Grenzen der Quantenmechanik testen

Rainer Scharf

Technischer Aufbau eines mikromechanischen Resonators.

Mit mikrometergroßen schwingenden Balken oder Plättchen, die noch mit bloßem Auge zu erkennen sind, kann man die Grenzen der Quantenmechanik testen. Dazu bringt man diese mechanischen Resonatoren in Quantenzustände, wie man sie von Atomen oder Molekülen kennt. Jetzt haben Forscher am Caltech ein schwingendes Plättchen soweit abgekühlt, bis es sich in seinem quantenmechanischen Grundzustand befand. In der Zeitschrift „Science“ berichten sie, wie sie das Plättchen anschließend in einen sogenannten gequetschten Zustand gebracht haben. Gequetschter Zustand heißt hier, dass sich der Ort eines Teilchens genauer bestimmen lässt als im Grundzustand.

Keith Schwab und seine Kollegen haben einen winzigen mechanischen Resonator hergestellt, der aus einem 50 Mikrometer großen Plattenkondensator bestand, bei dem das obere Plättchen gegen das untere 3,6 Millionen Mal in der Sekunde schwingen konnte – das entspricht einer Frequenz von 3,6 Megahertz. Der Kondensator war über feine Aluminiumdrähte mit einem Mikrowellenresonator verbunden, der eine fast 2000 Mal höhere Frequenz von 6,23 Gigahertz hatte.

Indem die Forscher Mikrowellen unterschiedlicher Frequenz in den Resonator einspeisten, konnten sie das im Vorfeld auf 40 Millikelvin gekühlte schwingende Plättchen weiter abkühlen. Phononen sind Schwingungsquanten, das heißt, ihr Auftreten steht für den Anregungszustand eines Systems. Bei dem Plättchen reduzierte sich durch die Mikrowellenkühlung die Anzahl der Schwingungsquanten von zunächst etwa 50 auf durchschnittlich ein Fünftel Phonon.

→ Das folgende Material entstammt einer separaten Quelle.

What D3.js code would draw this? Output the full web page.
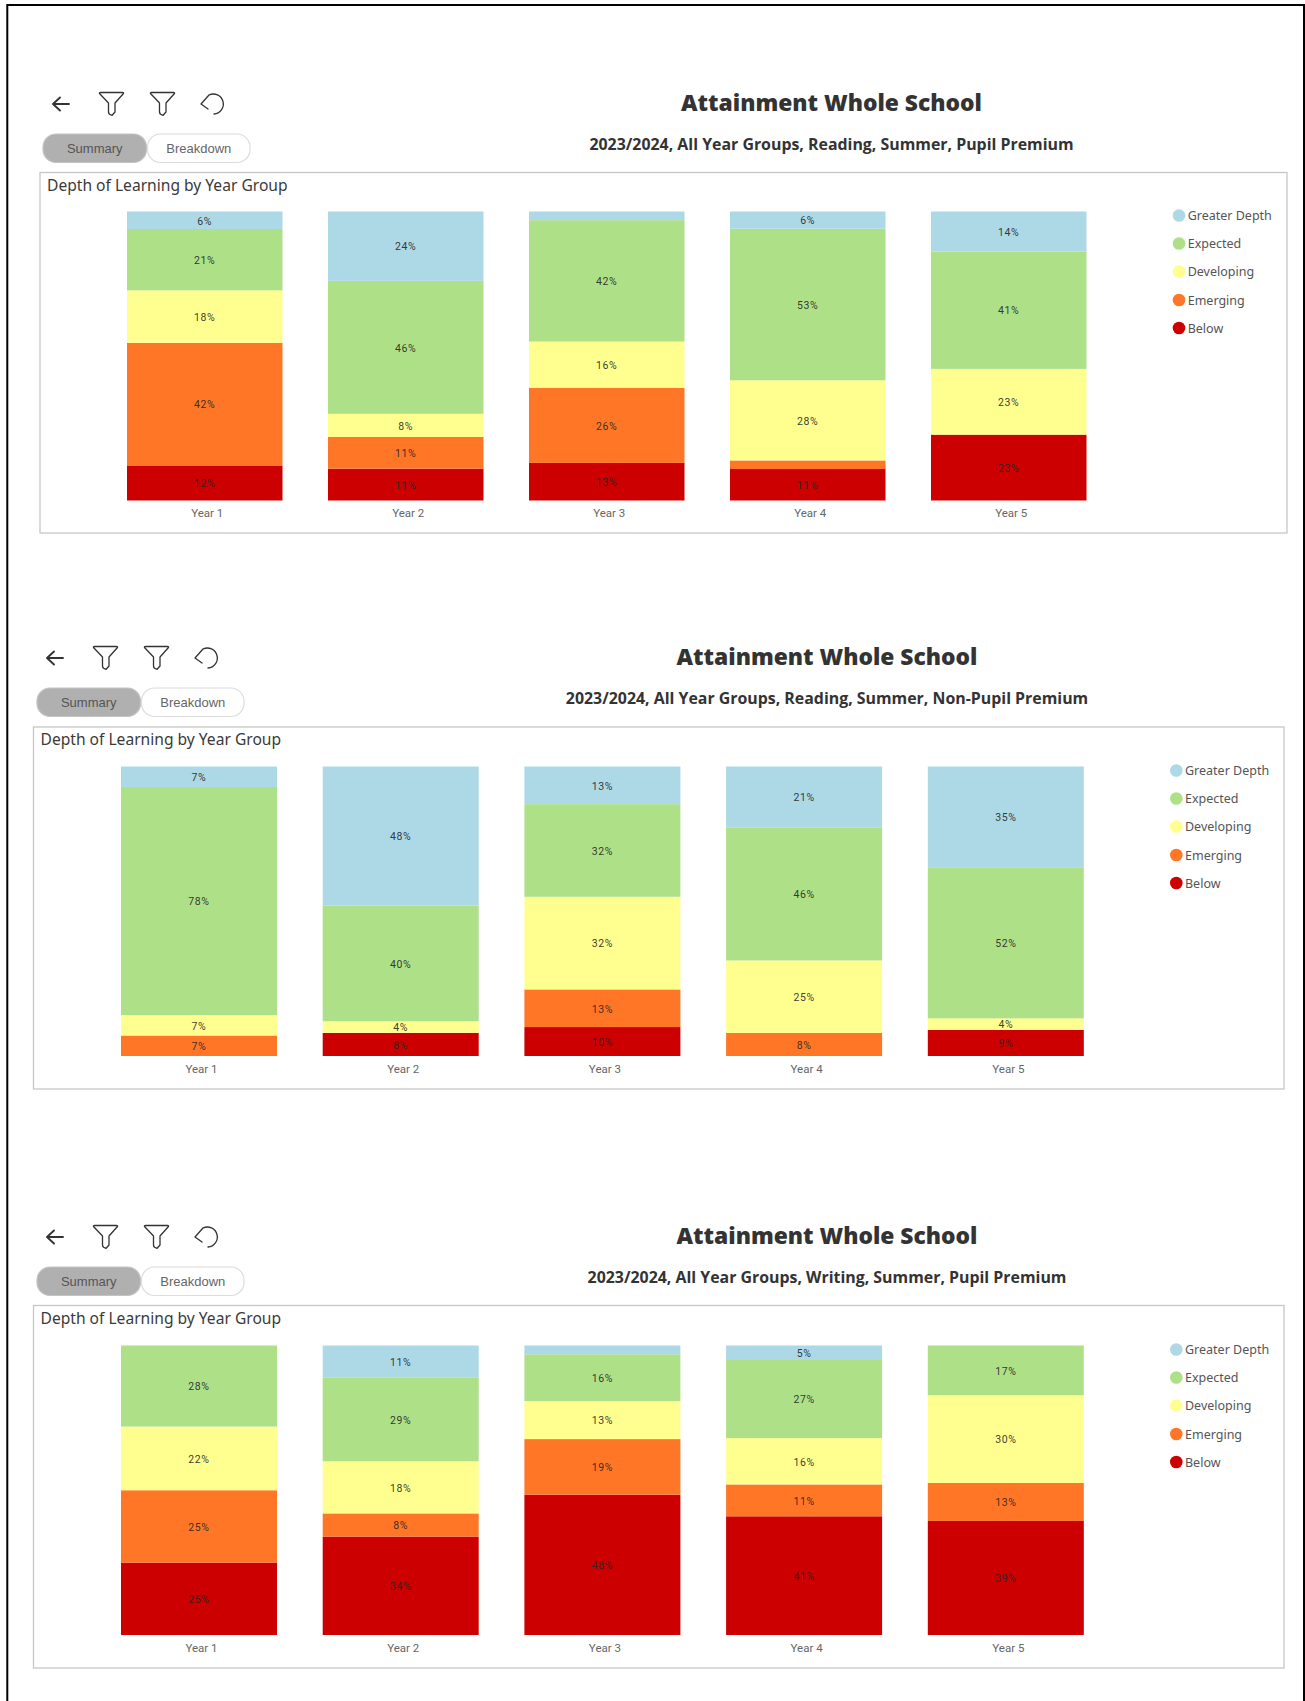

Damit befand sich das System überwiegend im quantenmechanischen Grundzustand, in dem keine Phononen mehr auftreten.

Doch auch im Grundzustand war das Kondensatorplättchen nicht völlig in Ruhe. Wegen Heisenbergs Unschärferelation waren sowohl sein Ort als auch sein Impuls unbestimmt. Die Ortsunschärfe betrug 2,3 Femtometer, was etwas mehr als der Durchmesser des Protons ist. Die Relation besagt, dass sich in der Quantenmechanik gewisse Eigenschaften wie Ort und Impuls nicht gleichzeitig exakt angeben lassen. Allerdings erlaubt sie es, die Ortsunschärfe auf Kosten der Impulsunschärfe zu verringern. Das erreichten Schwab und seine Mitarbeiter, indem sie Mikrowellenfelder mit abgestimmten Frequenzen durch den Resonator auf den Kondensator wirken ließen.

Aus dem Verhalten des Mikrowellenresonators konnten die Forscher schließen, dass sich das schwingende Kondensatorplättchen in einem „gequetschten“ Quantenzustand mit einer verringerten Ortsunschärfe befand, die nur noch 2,1 Femtometer betrug. Damit hatte das Plättchen jetzt eine merklich kleinere Ortsunschärfe als im Grundzustand, wodurch zum Beispiel genauere Ortsmessungen möglich werden. Die Impulsunschärfe war entsprechend vergrößert, sodass die Unschärferelation weiterhin erfüllt wurde. Das Experiment zeigt, wie weit die Beherrschung von mikromechanischen Resonatoren schon gediehen ist, sodass die Gültigkeit der Quantenmechanik auch außerhalb der molekularen Welt sehr genau getestet werden kann.